Of course, if England finishes as runners-up in Group B, things look very different and that would place the Three Lions into the other half of the draw. In this scenario, should England eliminate likely Group A winners the Netherlands, then a sixth World Cup meeting with Argentina is on the cards. England has won three of the five previous World Cup head-to-heads, though La Albiceleste’s 1986 and 1998 wins remain the more memorable matches. The two countries haven’t met since England raised hopes of a strong World Cup performance the following summer with a 3-2 win in a 2005 Friendly — rarely can a game be less well described as a Friendly, though neutral Switzerland was an appropriate venue. A semi-final with Brazil looks like a strong possibility for the winner, with the victor in this half of the Draw likely to meet France, Spain, or Germany in the Final.
Odds on England
If things go to form (do they ever?), England will need to beat Senegal, France, Belgium or Germany, and Brazil in the knockout stages if they want to add a second star above their badge. England’s odds to lift recent World Cups reflected the barrage of patriotic bets which bookmakers always take. In 2002, England was sent off a 10/1 chance to win the tournament, four years later they began the Finals as 7/1 shots, and in 2010 they started the event at odds of 8/1.

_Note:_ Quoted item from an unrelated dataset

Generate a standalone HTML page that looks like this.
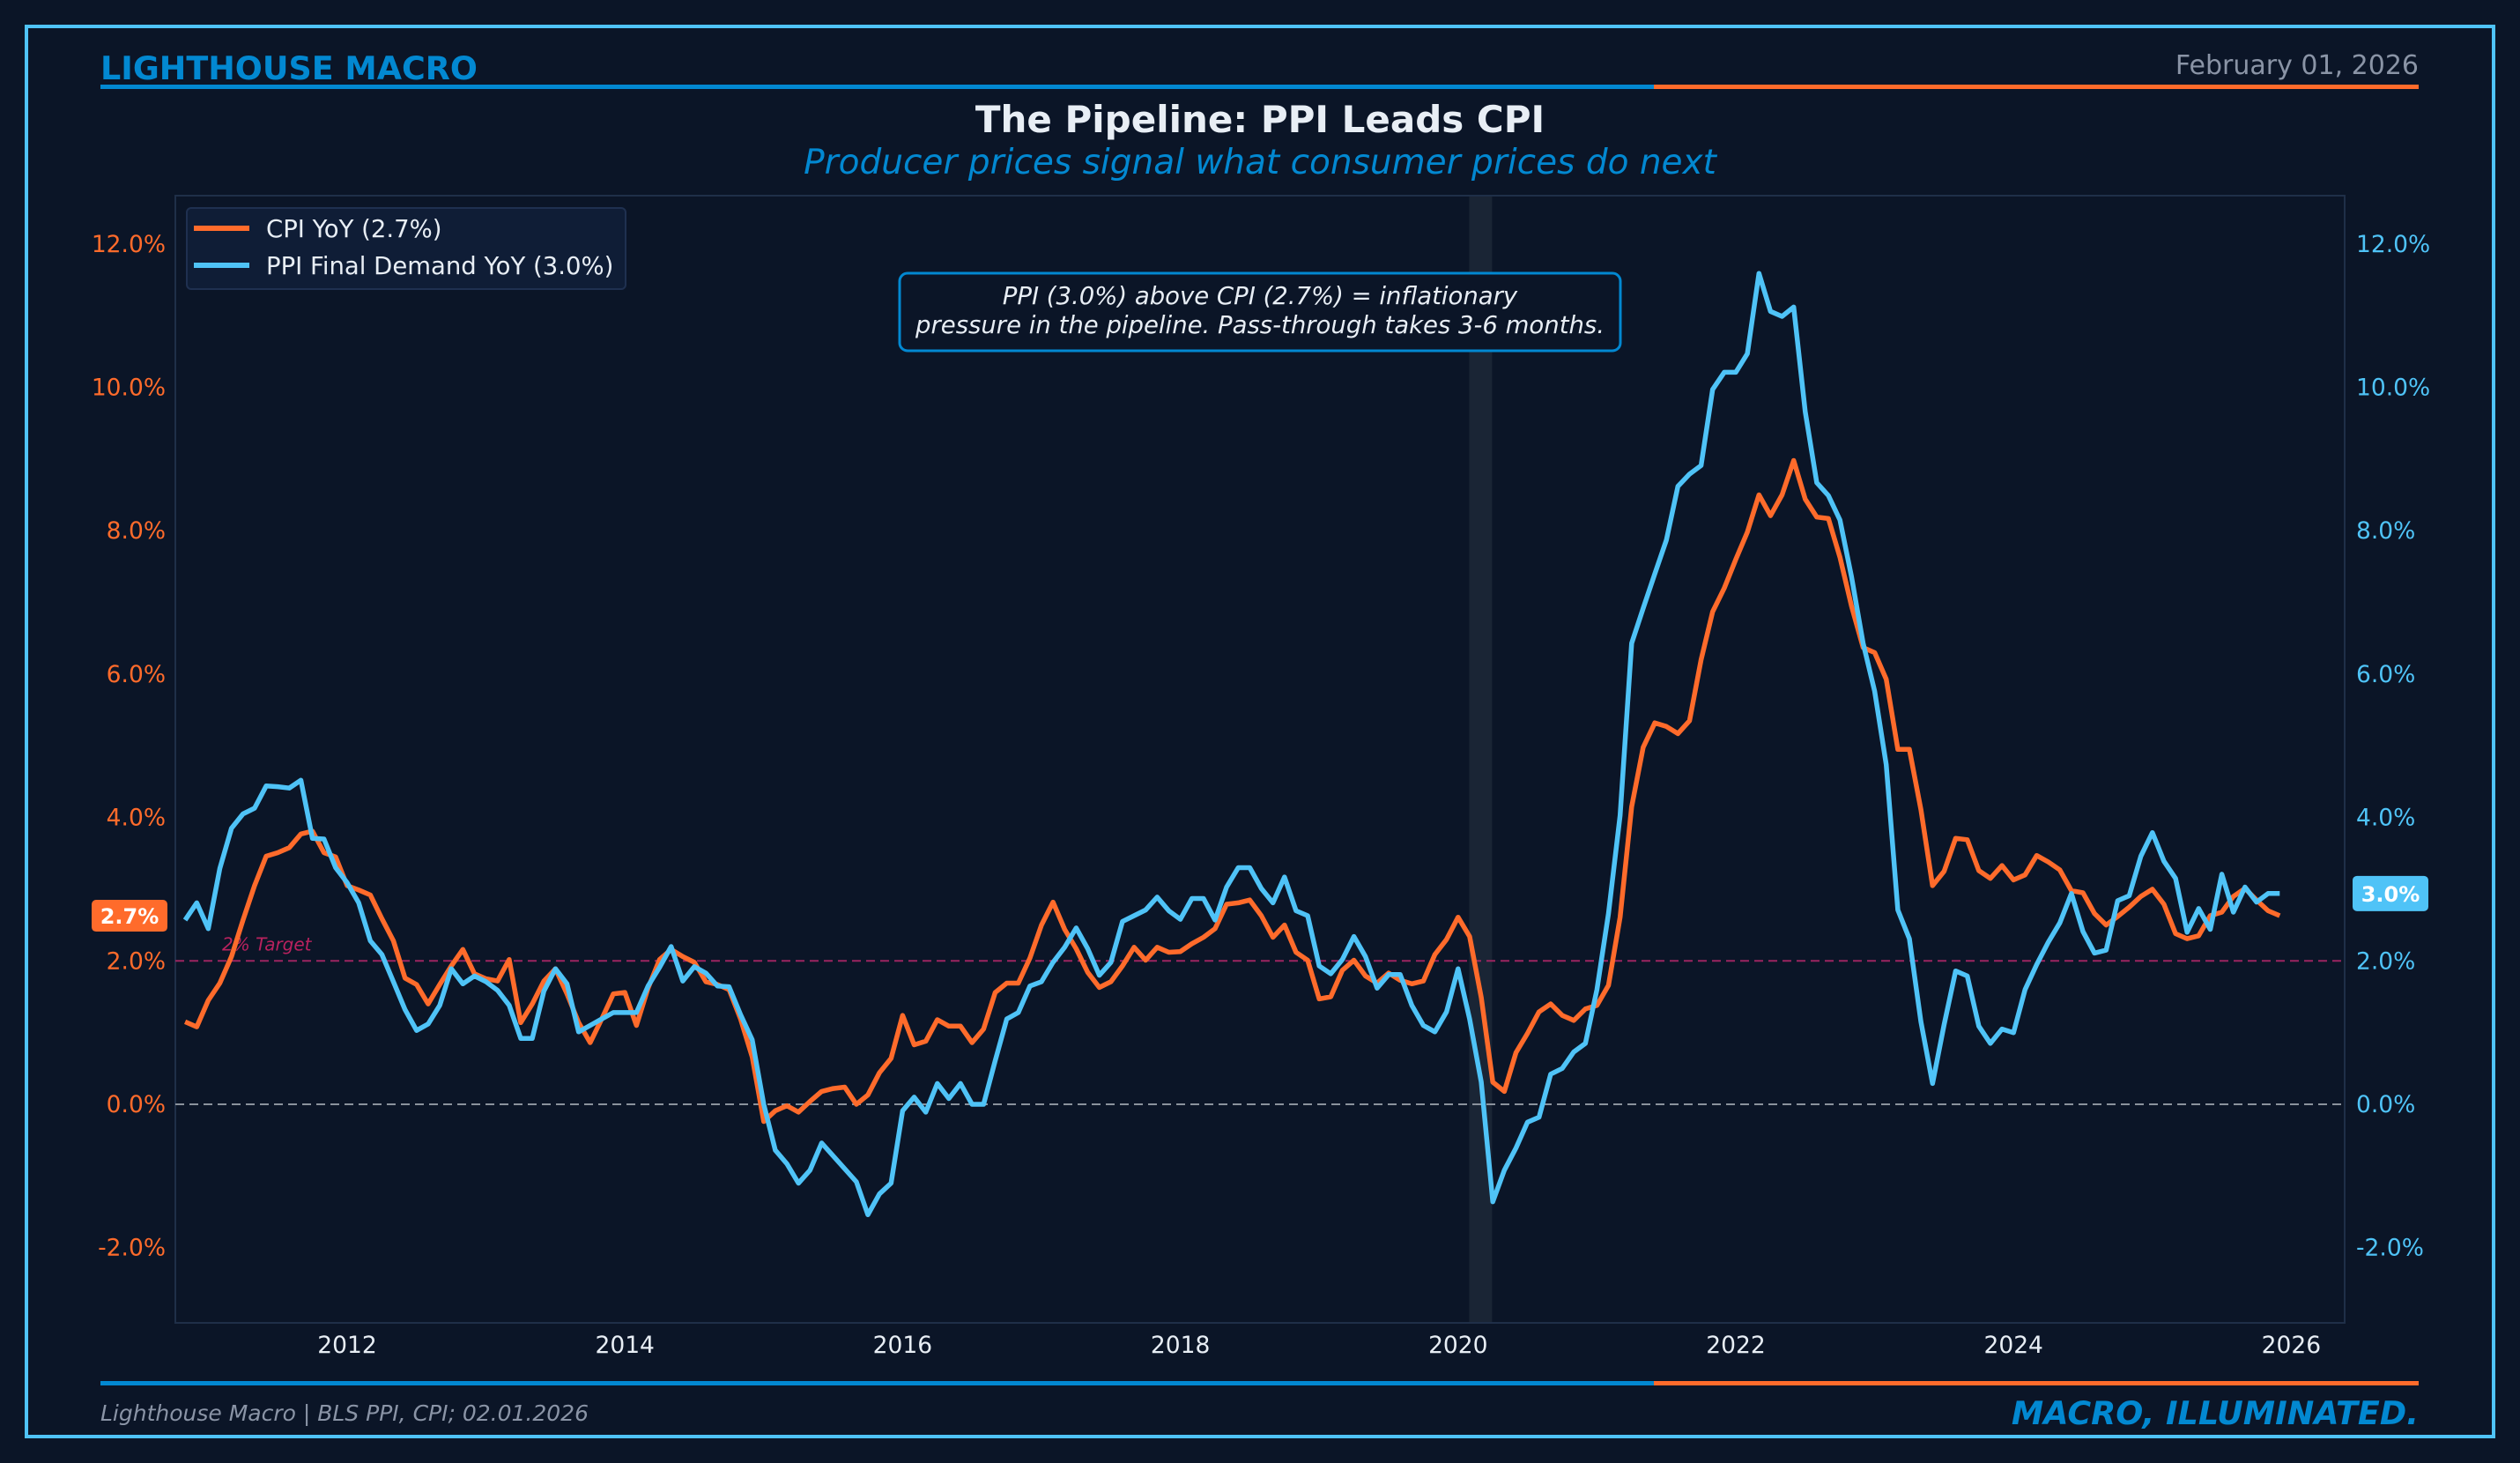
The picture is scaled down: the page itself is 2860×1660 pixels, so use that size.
<!DOCTYPE html>
<html><head><meta charset="utf-8"><style>
html,body{margin:0;padding:0;background:#0b1527;}
svg{display:block;font-family:"DejaVu Sans","Liberation Sans",sans-serif;}
</style></head><body>
<svg id="chart" width="2860" height="1660" viewBox="0 0 2860 1660" xmlns="http://www.w3.org/2000/svg">
<rect x="0" y="0" width="2860" height="1660" fill="#0b1527"/>
<rect x="30" y="30" width="2800" height="1600" fill="none" stroke="#4fc3f7" stroke-width="4"/>
<text x="114" y="90" font-size="36.5" font-weight="bold" fill="#0288d1">LIGHTHOUSE MACRO</text>
<text x="2745" y="84" font-size="30" fill="#8a94a6" text-anchor="end">February 01, 2026</text>
<rect x="114" y="96" width="1763" height="5" fill="#0288d1"/>
<rect x="1877" y="96" width="868" height="5" fill="#ff6b2b"/>
<text x="1430" y="150" font-size="42" font-weight="bold" fill="#e8eef5" text-anchor="middle">The Pipeline: PPI Leads CPI</text>
<text x="1430" y="197" font-size="39" font-style="italic" fill="#0288d1" text-anchor="middle">Producer prices signal what consumer prices do next</text>
<g id="plot"></g>
<rect x="114" y="1567" width="1763" height="5" fill="#0288d1"/>
<rect x="1877" y="1567" width="868" height="5" fill="#ff6b2b"/>
<text x="114" y="1612" font-size="25" font-style="italic" fill="#8a94a6">Lighthouse Macro | BLS PPI, CPI; 02.01.2026</text>
<text x="2745" y="1616" font-size="36.5" font-style="italic" font-weight="bold" fill="#0288d1" text-anchor="end">MACRO, ILLUMINATED.</text>
</svg>
<script>
const startYear = 2010 + 10/12; // Nov 2010, monthly
const cpiValues = [1.15,1.08,1.45,1.69,2.06,2.57,3.05,3.46,3.51,3.58,
3.77,3.81,3.51,3.45,3.05,2.99,2.92,2.59,2.28,1.76,
1.67,1.40,1.67,1.93,2.16,1.82,1.75,1.72,2.02,1.14,
1.40,1.72,1.89,1.54,1.14,0.86,1.19,1.54,1.56,1.10,
1.62,2.02,2.16,2.06,1.98,1.71,1.67,1.60,1.19,0.66,
-0.24,-0.09,-0.02,-0.11,0.04,0.18,0.22,0.24,0.00,0.13,
0.44,0.64,1.24,0.83,0.88,1.18,1.09,1.09,0.86,1.05,
1.56,1.69,1.69,2.04,2.50,2.82,2.44,2.17,1.84,1.63,
1.71,1.93,2.19,2.01,2.19,2.12,2.13,2.24,2.33,2.45,
2.79,2.81,2.85,2.63,2.33,2.50,2.12,2.01,1.47,1.50,
1.87,2.01,1.79,1.69,1.83,1.73,1.68,1.72,2.09,2.30,
2.61,2.34,1.49,0.31,0.18,0.72,0.99,1.29,1.40,1.24,
1.17,1.33,1.38,1.66,2.61,4.15,4.98,5.32,5.27,5.17,
5.35,6.20,6.87,7.20,7.60,7.98,8.50,8.21,8.50,8.98,
8.44,8.19,8.17,7.63,6.95,6.37,6.30,5.93,4.95,4.95,
4.11,3.05,3.25,3.71,3.69,3.26,3.15,3.33,3.13,3.20,
3.47,3.38,3.27,2.98,2.95,2.66,2.50,2.62,2.75,2.90,
3.00,2.79,2.38,2.31,2.35,2.63,2.68,2.90,3.01,2.85,
2.70,2.63];
const ppiValues = [2.57,2.81,2.45,3.29,3.85,4.05,4.13,4.44,4.43,4.41,
4.52,3.71,3.70,3.30,3.09,2.81,2.28,2.09,1.71,1.32,
1.03,1.12,1.38,1.89,1.68,1.79,1.71,1.59,1.38,0.92,
0.92,1.58,1.89,1.68,1.01,1.10,1.19,1.28,1.28,1.28,
1.65,1.91,2.20,1.72,1.92,1.83,1.65,1.64,1.25,0.90,
0.00,-0.64,-0.83,-1.10,-0.92,-0.54,-0.72,-0.90,-1.08,-1.54,
-1.25,-1.10,-0.09,0.10,-0.11,0.29,0.08,0.29,0.00,0.00,
0.61,1.19,1.28,1.65,1.71,1.98,2.19,2.46,2.17,1.80,
1.98,2.55,2.63,2.71,2.89,2.70,2.58,2.87,2.87,2.57,
3.03,3.30,3.30,3.01,2.81,3.17,2.70,2.63,1.93,1.82,
2.02,2.34,2.06,1.62,1.81,1.81,1.38,1.10,1.01,1.29,
1.89,1.19,0.31,-1.36,-0.92,-0.61,-0.25,-0.18,0.42,0.50,
0.73,0.85,1.60,2.66,4.03,6.43,6.92,7.40,7.87,8.62,
8.79,8.91,9.97,10.21,10.21,10.47,11.59,11.06,10.99,11.12,
9.66,8.67,8.49,8.15,7.36,6.43,5.76,4.74,2.71,2.31,
1.15,0.29,1.11,1.86,1.79,1.09,0.85,1.05,1.00,1.60,
1.95,2.26,2.53,2.94,2.41,2.11,2.15,2.84,2.91,3.46,
3.79,3.39,3.15,2.40,2.73,2.44,3.21,2.68,3.03,2.82,
2.94,2.94];
const yTicks = [-2,0,2,4,6,8,10,12];
const xTicks = [2012,2014,2016,2018,2020,2022,2024,2026];
const recession = [2020.08, 2020.245];
const cpiLatest = "2.7%";
const ppiLatest = "3.0%";

const NS = "http://www.w3.org/2000/svg";
const L = 199, R = 2661, T = 222, B = 1501;
const X = yr => 394 + (yr - 2012) * 157.6;
const Y = v => 1253 - v * 81.35;
const plot = document.getElementById('plot');
function mk(tag, attrs, parent) {
  const e = document.createElementNS(NS, tag);
  for (const k in attrs) e.setAttribute(k, attrs[k]);
  (parent || plot).appendChild(e);
  return e;
}
const bg = mk('rect', {x:L, y:T, width:R-L, height:B-T, fill:'#0b1527', stroke:'#1f2f48', 'stroke-width':2});


const rec = mk('rect', {x:X(recession[0]), y:T+1, width:X(recession[1])-X(recession[0]), height:B-T-2, fill:'#1a2535'});


const zl = mk('line', {x1:L, x2:R, y1:Y(0), y2:Y(0), stroke:'#8a929c', 'stroke-width':2, 'stroke-dasharray':'10 6'});


const tl = mk('line', {x1:L, x2:R, y1:Y(2), y2:Y(2), stroke:'#9c2460', 'stroke-width':2, 'stroke-dasharray':'10 6'});


const tt = mk('text', {x:252, y:Y(2)-12, 'font-size':20, 'font-style':'italic', fill:'#b8225e'});
tt.textContent = '2% Target';


yTicks.forEach(v => {
  const a = mk('text', {x:188, y:Y(v)+9, 'font-size':26.5, fill:'#ff6b2b', 'text-anchor':'end'});
  a.textContent = v.toFixed(1) + '%';
  
  
  const b = mk('text', {x:2674, y:Y(v)+9, 'font-size':26.5, fill:'#4fc3f7'});
  b.textContent = v.toFixed(1) + '%';
  
  
});
xTicks.forEach(yr => {
  const t = mk('text', {x:X(yr), y:1535, 'font-size':26.5, fill:'#e8eef5', 'text-anchor':'middle'});
  t.textContent = yr;
  
  
});
function series(vals, color, name) {
  const pts = vals.map((v,i) => X(startYear + i/12).toFixed(1) + ',' + Y(v).toFixed(1)).join(' ');
  const p = mk('polyline', {points:pts, fill:'none', stroke:color, 'stroke-width':5.5, 'stroke-linejoin':'round'});
  
  
}
series(cpiValues, '#ff6b2b', 'cpi-line');
series(ppiValues, '#4fc3f7', 'ppi-line');
// legend
const lg = mk('rect', {x:212, y:236, width:498, height:92, rx:5, fill:'#0f1d36', stroke:'#1f3050', 'stroke-width':2});


[['#ff6b2b','CPI YoY (' + cpiLatest + ')',259,'legend-entry-cpi'],['#4fc3f7','PPI Final Demand YoY (' + ppiLatest + ')',301,'legend-entry-ppi']].forEach(e => {
  const ln = mk('rect', {x:220, y:e[2]-3, width:63, height:6, fill:e[0]});
  
  
  const tx = mk('text', {x:302, y:e[2]+10, 'font-size':27.5, fill:'#e8eef5'});
  tx.textContent = e[1];
  
  
});
// annotation
const ab = mk('rect', {x:1021, y:310, width:818, height:88, rx:9, fill:'#0b1527', stroke:'#0288d1', 'stroke-width':3});


const a1 = mk('text', {x:1430, y:345, 'font-size':27.5, 'font-style':'italic', fill:'#e8eef5', 'text-anchor':'middle'});
a1.textContent = 'PPI (3.0%) above CPI (2.7%) = inflationary';


const a2 = mk('text', {x:1430, y:378, 'font-size':27.5, 'font-style':'italic', fill:'#e8eef5', 'text-anchor':'middle'});
a2.textContent = 'pressure in the pipeline. Pass-through takes 3-6 months.';


// value tags
const lastC = cpiValues[cpiValues.length-1], lastP = ppiValues[ppiValues.length-1];
const ct = mk('rect', {x:104, y:Y(lastC)-18, width:86, height:36, rx:5, fill:'#ff6b2b'});


const ctt = mk('text', {x:147, y:Y(lastC)+9, 'font-size':24, 'font-weight':'bold', fill:'#ffffff', 'text-anchor':'middle'});
ctt.textContent = cpiLatest;


const pt = mk('rect', {x:2670, y:Y(lastP)-20, width:86, height:40, rx:5, fill:'#4fc3f7'});


const ptt = mk('text', {x:2713, y:Y(lastP)+9, 'font-size':24, 'font-weight':'bold', fill:'#ffffff', 'text-anchor':'middle'});
ptt.textContent = ppiLatest;


</script>
</body></html>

A tough draw and a dearth of top-quality players led to the Three Lions being sent off 28/1 outsiders in Brazil in 2014, leading many to wonder if the patriotic betting bias was dead. However, odds of 16/1 in 2018, and a quote of 8/1 this time around, show that patriotism is alive and well, though at least England’s showings at the last two major tournaments have given their backers reason for optimism.
Bring on the World Cup
Major tournaments bring out the Football fan in everyone. I remember a tense moment in a trading room during Euro 2016 with England and Wales deadlocked at 1-1. An English-born trader was sat watching the Three Lions desperately pressing for a winner, with his (Irish) boss standing directly behind him. An England goal now would be very expensive for the company — something the trading director reminded our English trader about several times, as the game drifted into stoppage time. As Daniel Sturridge toe-poked England to victory, the trader concerned was unable to suppress the patriotic urge to cheer the goal, incurring the considerable wrath of the manager behind him.
But then, we’re all Football fans at heart, and a strong showing from the Three Lions augments interest in the tournament. Bookmakers haven’t had to pay out on England winning a major tournament since 1966. That was just five years after the Betting and Gaming Act became law, legalising additional forms of UK gambling, and ushering in an era of betting shops, with penalties for those continuing to engage in street gambling. We got so close to getting through an England World Cup preview without mentioning the word penalties. But, like so many of the Three Lions’ World Cup journeys, it was a case of so near, and yet so far.